Dr Goodwin explains: "the English Defence League is rallying support from those who believe that their national identity, their national community as they see it, is under threat from a broad array of things in society; including Islam, but extending to immigration and rising ethnic and cultural diversity.
They do not like this social change. They find it destabilising. And they do not like the direction British society is heading in and they want it to stop."
Given the increased interest in the movement and the apparent ineffectiveness of the British National Party, I ask Dr Goodwin whether he thinks that the EDL, which has hitherto branded itself as a social movement more concerned with street protests than elections, could ever become electorally viable? He offers a simple answer.

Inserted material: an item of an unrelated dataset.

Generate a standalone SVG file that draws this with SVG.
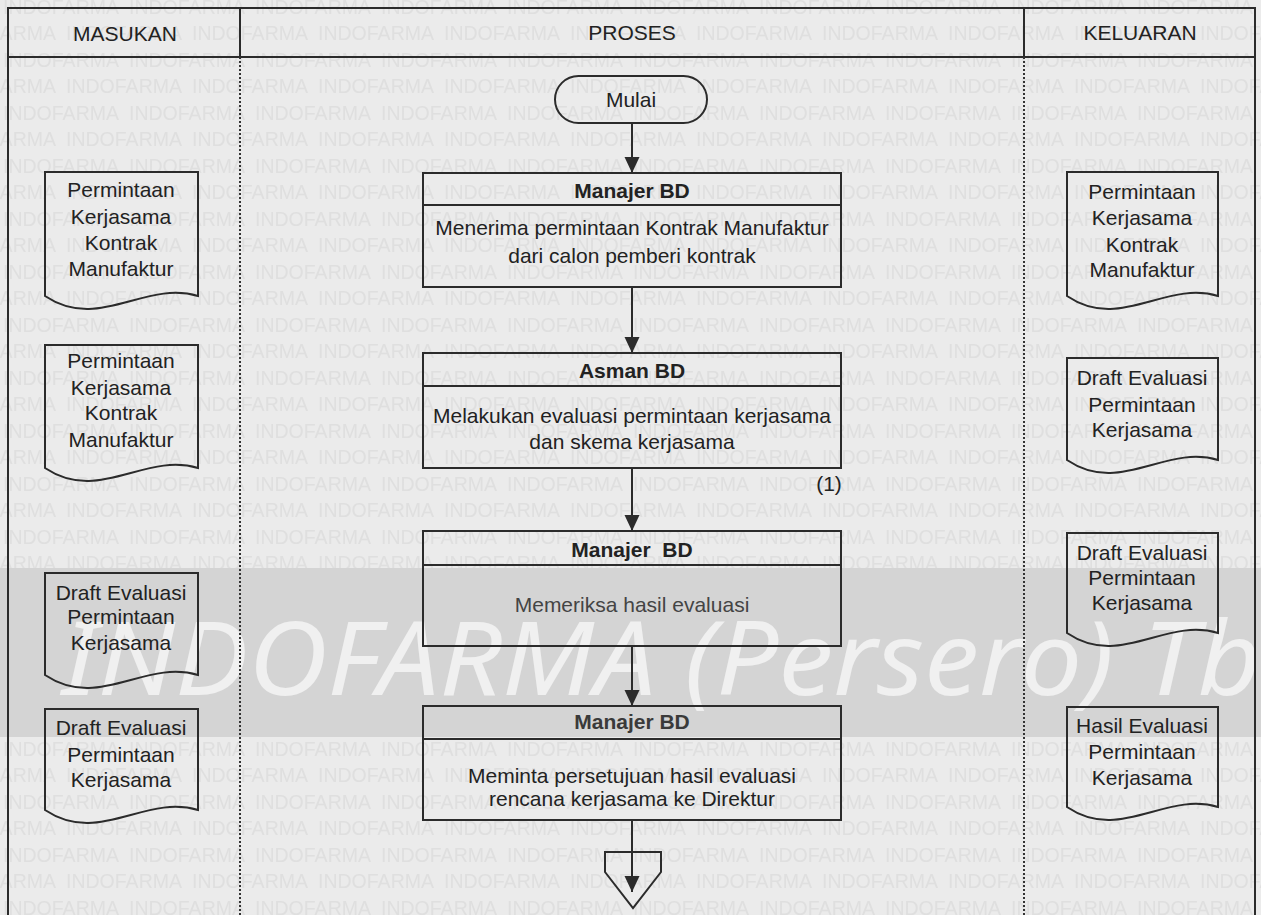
<svg xmlns="http://www.w3.org/2000/svg" width="1261" height="915" viewBox="0 0 1261 915">
<defs>
<style>
.t{font-family:"Liberation Sans",Arial,sans-serif;font-size:21px;fill:#222;text-anchor:middle}
.b{font-weight:bold}
.s{fill:none;stroke:#2b2b2b;stroke-width:2}
.wm{font-family:"Liberation Sans",Arial,sans-serif;font-size:20px;fill:#dfdfdf}
.big{font-family:"Noto Sans","Open Sans",sans-serif;font-style:italic;font-size:102px;fill:#f0f0f0}
.dot{fill:none;stroke:#333;stroke-width:2;stroke-dasharray:2 2}
.c{fill:none;stroke:#2b2b2b;stroke-width:2}
</style>
<marker id="ah" markerUnits="userSpaceOnUse" markerWidth="16" markerHeight="16" viewBox="0 0 16 16" refX="16" refY="8" orient="auto">
<path d="M0,0.5 L16,8 L0,15.5 Z" fill="#2b2b2b"/>
</marker>
<pattern id="wmp" patternUnits="userSpaceOnUse" x="0" y="0" width="126" height="53">
<rect width="126" height="53" fill="#ebebeb"/>
<text class="wm" x="3" y="14" textLength="116" lengthAdjust="spacingAndGlyphs">INDOFARMA</text>
<text class="wm" x="3" y="67" textLength="116" lengthAdjust="spacingAndGlyphs">INDOFARMA</text>
<text class="wm" x="-60" y="40" textLength="116" lengthAdjust="spacingAndGlyphs">INDOFARMA</text>
<text class="wm" x="66" y="40" textLength="116" lengthAdjust="spacingAndGlyphs">INDOFARMA</text>
</pattern>
<pattern id="band" patternUnits="userSpaceOnUse" x="0" y="568" width="1261" height="169">
<rect width="1261" height="169" fill="#d4d4d4"/>
<text class="big" x="62" y="127" textLength="1199" lengthAdjust="spacingAndGlyphs">INDOFARMA (Persero) Tb</text>
</pattern>
</defs>
<g id="background">
<rect x="0" y="0" width="1261" height="915" fill="url(#wmp)"/>
<rect x="0" y="568" width="1261" height="169" fill="url(#band)"/>
</g>
<g id="frame">
<path class="s" d="M8,915 V8 H1255 V915"/>
<line class="s" x1="8" y1="57" x2="1255" y2="57"/>
<line class="s" x1="240" y1="8" x2="240" y2="57"/>
<line class="s" x1="1024" y1="8" x2="1024" y2="57"/>
<line class="dot" x1="240" y1="57" x2="240" y2="915"/>
<line class="dot" x1="1024" y1="57" x2="1024" y2="915"/>
<text class="t" x="125" y="41">MASUKAN</text>
<text class="t" x="632" y="40">PROSES</text>
<text class="t" x="1140" y="40">KELUARAN</text>
</g>
<g id="connectors">
<line class="c" x1="632" y1="123" x2="632" y2="173" marker-end="url(#ah)"/>
<line class="c" x1="632" y1="287" x2="632" y2="353" marker-end="url(#ah)"/>
<line class="c" x1="632" y1="468" x2="632" y2="531" marker-end="url(#ah)"/>
<line class="c" x1="632" y1="646" x2="632" y2="706" marker-end="url(#ah)"/>
<line class="c" x1="632" y1="820" x2="632" y2="892" marker-end="url(#ah)"/>
</g>
<g id="mulai">
<rect class="s" x="555" y="76" width="152" height="47" rx="23.5"/>
<text class="t" x="631" y="107">Mulai</text>
</g>
<g id="p1">
<rect class="s" x="423" y="173" width="418" height="114"/>
<line class="s" x1="423" y1="205" x2="841" y2="205"/>
<text class="t b" x="632" y="198">Manajer BD</text>
<text class="t" x="632" y="235">Menerima permintaan Kontrak Manufaktur</text>
<text class="t" x="632" y="263">dari calon pemberi kontrak</text>
</g>
<g id="p2">
<rect class="s" x="423" y="353" width="418" height="115"/>
<line class="s" x1="423" y1="386" x2="841" y2="386"/>
<text class="t b" x="632" y="378">Asman BD</text>
<text class="t" x="632" y="423">Melakukan evaluasi permintaan kerjasama</text>
<text class="t" x="632" y="449">dan skema kerjasama</text>
<text class="t" x="829" y="491">(1)</text>
</g>
<g id="p3">
<rect class="s" x="423" y="531" width="418" height="115"/>
<line class="s" x1="423" y1="565" x2="841" y2="565"/>
<text class="t b" x="632" y="557" xml:space="preserve">Manajer  BD</text>
<text class="t" x="632" y="612" style="fill:#444">Memeriksa hasil evaluasi</text>
</g>
<g id="p4">
<rect class="s" x="423" y="706" width="418" height="114"/>
<line class="s" x1="423" y1="739" x2="841" y2="739"/>
<text class="t b" x="632" y="729" style="fill:#3a3a3a">Manajer BD</text>
<text class="t" x="632" y="783">Meminta persetujuan hasil evaluasi</text>
<text class="t" x="632" y="806">rencana kerjasama ke Direktur</text>
</g>
<g id="offpage">
<path class="s" d="M605,852 H661 V872 L633,908 L605,872 Z"/>
</g>
<g id="in1">
<path class="s" d="M45,172 H198 V296 C144,280 99,332 45,296 Z"/>
<text class="t" x="121" y="197">Permintaan</text>
<text class="t" x="121" y="224">Kerjasama</text>
<text class="t" x="121" y="250">Kontrak</text>
<text class="t" x="121" y="276">Manufaktur</text>
</g>
<g id="in2">
<path class="s" d="M45,345 H198 V468 C144,452 99,504 45,468 Z"/>
<text class="t" x="121" y="368">Permintaan</text>
<text class="t" x="121" y="395">Kerjasama</text>
<text class="t" x="121" y="420">Kontrak</text>
<text class="t" x="121" y="447">Manufaktur</text>
</g>
<g id="in3">
<path class="s" d="M45,573 H198 V675 C144,659 99,711 45,675 Z"/>
<text class="t" x="121" y="600">Draft Evaluasi</text>
<text class="t" x="121" y="624">Permintaan</text>
<text class="t" x="121" y="650">Kerjasama</text>
</g>
<g id="in4">
<path class="s" d="M45,709 H198 V810 C144,794 99,846 45,810 Z"/>
<text class="t" x="121" y="735">Draft Evaluasi</text>
<text class="t" x="121" y="762">Permintaan</text>
<text class="t" x="121" y="787">Kerjasama</text>
</g>
<g id="out1">
<path class="s" d="M1067,172 H1218 V296 C1165,280 1120,332 1067,296 Z"/>
<text class="t" x="1142" y="199">Permintaan</text>
<text class="t" x="1142" y="225">Kerjasama</text>
<text class="t" x="1142" y="252">Kontrak</text>
<text class="t" x="1142" y="277">Manufaktur</text>
</g>
<g id="out2">
<path class="s" d="M1067,358 H1218 V460 C1165,444 1120,496 1067,460 Z"/>
<text class="t" x="1142" y="385">Draft Evaluasi</text>
<text class="t" x="1142" y="412">Permintaan</text>
<text class="t" x="1142" y="437">Kerjasama</text>
</g>
<g id="out3">
<path class="s" d="M1067,533 H1218 V633 C1165,617 1120,669 1067,633 Z"/>
<text class="t" x="1142" y="560">Draft Evaluasi</text>
<text class="t" x="1142" y="585">Permintaan</text>
<text class="t" x="1142" y="610">Kerjasama</text>
</g>
<g id="out4">
<path class="s" d="M1067,707 H1218 V807 C1165,791 1120,843 1067,807 Z"/>
<text class="t" x="1142" y="733">Hasil Evaluasi</text>
<text class="t" x="1142" y="759">Permintaan</text>
<text class="t" x="1142" y="785">Kerjasama</text>
</g>
</svg>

"No," he replies. "I think the vast majority of voters have a negative view of the English Defence League, and I don't think they have the capabilities to turn themselves into a serious electoral force."
As if to underline this point, last weekend's demonstrations across the UK by the EDL and other far-right organisations saw protesters outnumbered by the police and journalists; with one group of demonstrators chased through London by a group of women dressed as badgers.
For a man who's made the study of the far-right his life's work these are certainly interesting times for Dr Goodwin. But for someone who openly desires a more liberal, harmonious society, I wonder how he reconciles his academic interests with his own political beliefs. I ask whether he's worried, or fascinated by politics at the moment.
"I think British politics is entering into a very difficult and pessimistic phase for those of us who want to see a more harmonious Britain which is at ease with diversity," he says.
"I think the emergence of the English Defence League, combined with the activities of the traditional far-right, the populist insurgency of UKIP, falling levels of public trust in institutions, and the continued salience of terrorism and security issues does not provide the best landscape for a harmonious, pluralist form of liberal democratic politics."
Dr Matthew Goodwin is a lecturer at the University of Nottingham and an associate fellow at Chatham House. He is the author of 'The New British Fascism: Rise of the BNP', published by Routledge.